REQUIREMENTS
Print exactly the lines from the first one down to the line that contains "note_x=855, note_y=[150, 191])", both included, and skip the pictures.

---

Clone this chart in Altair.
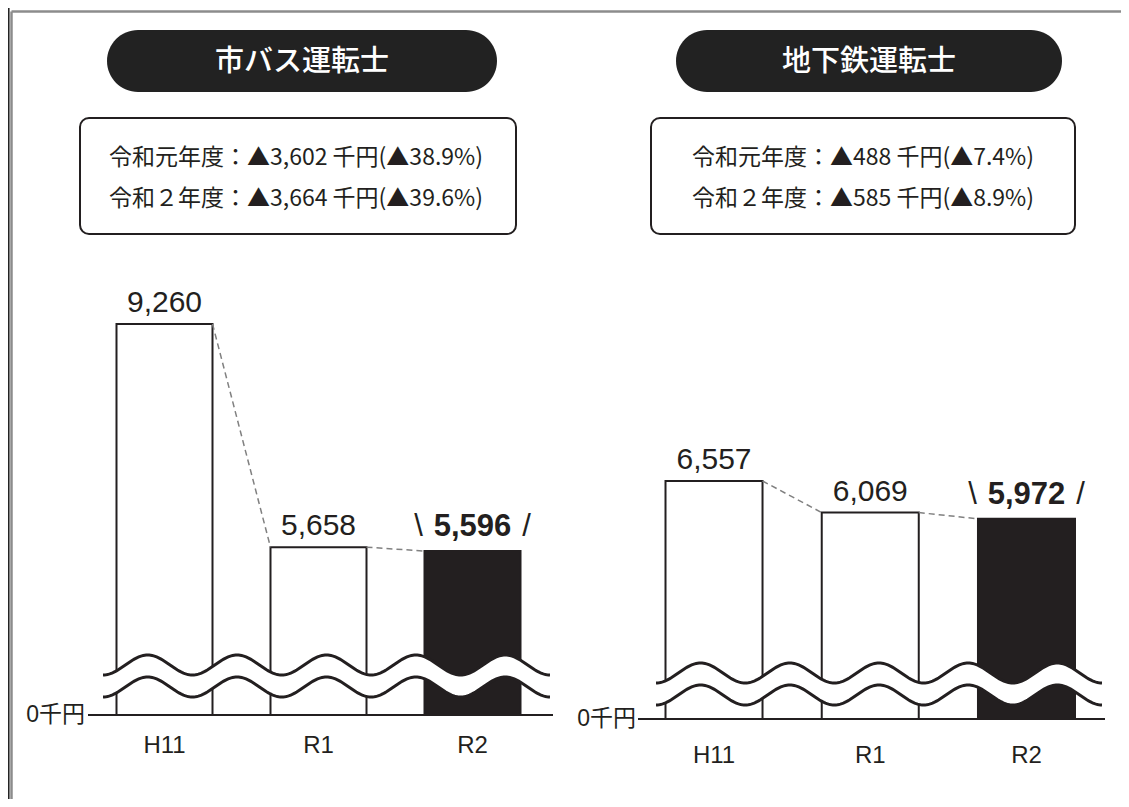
import altair as alt
import numpy as np
import pandas as pd

# ---------------- data ----------------
CATEGORIES = ["H11", "R1", "R2"]
BUS_VALUES = [9260, 5658, 5596]
SUBWAY_VALUES = [6557, 6069, 5972]
PANEL_TITLES = ["市バス運転士", "地下鉄運転士"]
BUS_NOTES = ["令和元年度：▲3,602 千円(▲38.9%)", "令和２年度：▲3,664 千円(▲39.6%)"]
SUBWAY_NOTES = ["令和元年度：▲488 千円(▲7.4%)", "令和２年度：▲585 千円(▲8.9%)"]
ZERO_LABEL = "0千円"
HIGHLIGHT = "R2"

# ---------------- style / layout ----------------
INK = "#231f20"
W, H = 1113, 791
JP = "Noto Sans CJK JP"
LAT = "Liberation Sans"

LEFT = dict(band=[79.5, 541.5], pi=0.3766, ydom=[2950, 9260], yrange=[707, 316],
            base_x=[80, 545], zero_x=77, wave_x=[95, 542], wave_c=[50, 28], cat_dy=31,
            pill=[99, 489, 22, 84], title_x=294, box=[72, 508, 110, 226],
            note_x=288, note_y=[150, 191])
RIGHT = dict(band=[627.9, 1096.6], pi=0.379, ydom=[2878, 6557], yrange=[711, 473],
             base_x=[630, 1097], zero_x=628, wave_x=[648, 1094], wave_c=[46, 24], cat_dy=37,
             pill=[668, 1054, 22, 84], title_x=861, box=[643, 1067, 110, 226],
             note_x=855, note_y=[150, 191])

ONE = pd.DataFrame({"k": [0]})


def panel(values, title, notes, L):
    layers = []
    df = pd.DataFrame({"cat": CATEGORIES, "value": values})
    df["label"] = [f"{v:,}" for v in values]
    xs = alt.Scale(domain=CATEGORIES, range=L["band"], paddingInner=L["pi"],
                   paddingOuter=L["pi"] / 2)
    ys = alt.Scale(domain=L["ydom"], range=L["yrange"], zero=False, nice=False)
    step = (L["band"][1] - L["band"][0]) / 3
    half = step * (1 - L["pi"]) / 2
    X = alt.X("cat:N", scale=xs, axis=None)
    Y = alt.Y("value:Q", scale=ys, axis=None)
    BASE = alt.YDatum(L["ydom"][0], type="quantitative", scale=ys, axis=None)
    base_px = L["yrange"][0]

    # title pill
    p = L["pill"]
    layers.append(alt.Chart(ONE).mark_rect(cornerRadius=(p[3] - p[2]) / 2, color="#222222").encode(
        x=alt.value(p[0]), x2=alt.value(p[1]), y=alt.value(p[2]), y2=alt.value(p[3])))
    layers.append(alt.Chart(ONE).mark_text(font=JP, fontSize=29, fontWeight=500, color="white",
                                           baseline="middle").encode(
        x=alt.value(L["title_x"]), y=alt.value((p[2] + p[3]) / 2 + 1), text=alt.value(title)))
    # note box
    b = L["box"]
    layers.append(alt.Chart(ONE).mark_rect(cornerRadius=9, fill="white", stroke=INK, strokeWidth=2).encode(
        x=alt.value(b[0]), x2=alt.value(b[1]), y=alt.value(b[2]), y2=alt.value(b[3])))
    for line, ly in zip(notes, L["note_y"]):
        layers.append(alt.Chart(ONE).mark_text(font=JP, fontSize=23, color=INK, baseline="middle").encode(
            x=alt.value(L["note_x"]), y=alt.value(ly), text=alt.value(line)))

    # bars
    layers.append(alt.Chart(df).mark_bar(stroke=INK, strokeWidth=2).encode(
        x=X, y=Y, y2=alt.Y2Datum(L["ydom"][0]),
        fill=alt.condition(alt.datum.cat == HIGHLIGHT, alt.value(INK), alt.value("white"))))
    # baseline
    layers.append(alt.Chart(ONE).mark_rule(color=INK, strokeWidth=2).encode(
        x=alt.value(L["base_x"][0]), x2=alt.value(L["base_x"][1]), y=BASE))
    layers.append(alt.Chart(ONE).mark_text(font=LAT + ", " + JP, fontSize=23, color=INK, align="right",
                                           baseline="middle").encode(
        x=alt.value(L["zero_x"]), y=BASE, text=alt.value(ZERO_LABEL)))

    # axis break waves
    t = np.linspace(0, 5, 301)
    cu, cl = L["wave_c"]
    wdf = pd.DataFrame({"t": t, "up": cu - 10 * np.cos(2 * np.pi * t),
                        "lo": cl - 10 * np.cos(2 * np.pi * t)})
    WX = alt.X("t:Q", scale=alt.Scale(domain=[0, 5], range=L["wave_x"], nice=False, zero=False), axis=None)
    wys = alt.Scale(domain=[0, 100], range=[base_px, base_px - 100], nice=False, zero=False)
    layers.append(alt.Chart(wdf).mark_area(color="white", opacity=1).encode(
        x=WX, y=alt.Y("up:Q", scale=wys, axis=None), y2="lo:Q"))
    for fld in ["up", "lo"]:
        layers.append(alt.Chart(wdf).mark_line(color=INK, strokeWidth=3).encode(
            x=WX, y=alt.Y(f"{fld}:Q", scale=wys, axis=None)))

    # dashed connectors
    cdf = pd.DataFrame({"from": CATEGORIES[:-1], "to": CATEGORIES[1:],
                        "v1": values[:-1], "v2": values[1:]})
    layers.append(alt.Chart(cdf).mark_rule(color="#808080", strokeWidth=1.5, strokeDash=[6, 4],
                                           xOffset=half, x2Offset=-half).encode(
        x=alt.X("from:N", scale=xs, axis=None), x2=alt.X2("to"),
        y=alt.Y("v1:Q", scale=ys, axis=None), y2=alt.Y2("v2")))

    # value labels
    layers.append(alt.Chart(df).transform_filter(alt.datum.cat != HIGHLIGHT).mark_text(
        font=LAT, fontSize=30, color=INK, baseline="alphabetic", dy=-12).encode(x=X, y=Y, text="label:N"))
    hl = alt.Chart(df).transform_filter(alt.datum.cat == HIGHLIGHT)
    layers.append(hl.mark_text(font=LAT, fontSize=31, fontWeight="bold", color=INK,
                               baseline="alphabetic", dy=-15).encode(x=X, y=Y, text="label:N"))
    layers.append(hl.mark_text(font=LAT, fontSize=31, color=INK, baseline="alphabetic",
                               dy=-15, dx=-54, text="\\").encode(x=X, y=Y))
    layers.append(hl.mark_text(font=LAT, fontSize=31, color=INK, baseline="alphabetic",
                               dy=-15, dx=54, text="/").encode(x=X, y=Y))

    # category labels
    layers.append(alt.Chart(df).mark_text(font=LAT, fontSize=24, color=INK, baseline="middle",
                                          dy=L["cat_dy"]).encode(x=X, y=BASE, text="cat:N"))
    return layers


frame = [
    alt.Chart(ONE).mark_rule(color="#1a1a1a", strokeWidth=1.5).encode(
        x=alt.value(0.8), y=alt.value(0), y2=alt.value(H)),
    alt.Chart(ONE).mark_rule(color="#8c8c8c", strokeWidth=2.5).encode(
        x=alt.value(3.5), y=alt.value(3.5), y2=alt.value(H)),
    alt.Chart(ONE).mark_rule(color="#8c8c8c", strokeWidth=2.5).encode(
        x=alt.value(3.5), x2=alt.value(W), y=alt.value(3.5)),
]

layers = frame + panel(BUS_VALUES, PANEL_TITLES[0], BUS_NOTES, LEFT) + \
    panel(SUBWAY_VALUES, PANEL_TITLES[1], SUBWAY_NOTES, RIGHT)

chart = alt.layer(*layers).resolve_scale(x="independent", y="independent").properties(
    width=W, height=H, padding=0, autosize=alt.AutoSizeParams(type="none"), background="white"
).configure_view(stroke=None)

chart.save("out.html", embed_options={"renderer": "svg", "actions": False})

---

RESULT OF THIS TASK
Clone this chart in Altair.
import altair as alt
import numpy as np
import pandas as pd

# ---------------- data ----------------
CATEGORIES = ["H11", "R1", "R2"]
BUS_VALUES = [9260, 5658, 5596]
SUBWAY_VALUES = [6557, 6069, 5972]
PANEL_TITLES = ["市バス運転士", "地下鉄運転士"]
BUS_NOTES = ["令和元年度：▲3,602 千円(▲38.9%)", "令和２年度：▲3,664 千円(▲39.6%)"]
SUBWAY_NOTES = ["令和元年度：▲488 千円(▲7.4%)", "令和２年度：▲585 千円(▲8.9%)"]
ZERO_LABEL = "0千円"
HIGHLIGHT = "R2"

# ---------------- style / layout ----------------
INK = "#231f20"
W, H = 1113, 791
JP = "Noto Sans CJK JP"
LAT = "Liberation Sans"

LEFT = dict(band=[79.5, 541.5], pi=0.3766, ydom=[2950, 9260], yrange=[707, 316],
            base_x=[80, 545], zero_x=77, wave_x=[95, 542], wave_c=[50, 28], cat_dy=31,
            pill=[99, 489, 22, 84], title_x=294, box=[72, 508, 110, 226],
            note_x=288, note_y=[150, 191])
RIGHT = dict(band=[627.9, 1096.6], pi=0.379, ydom=[2878, 6557], yrange=[711, 473],
             base_x=[630, 1097], zero_x=628, wave_x=[648, 1094], wave_c=[46, 24], cat_dy=37,
             pill=[668, 1054, 22, 84], title_x=861, box=[643, 1067, 110, 226],
             note_x=855, note_y=[150, 191])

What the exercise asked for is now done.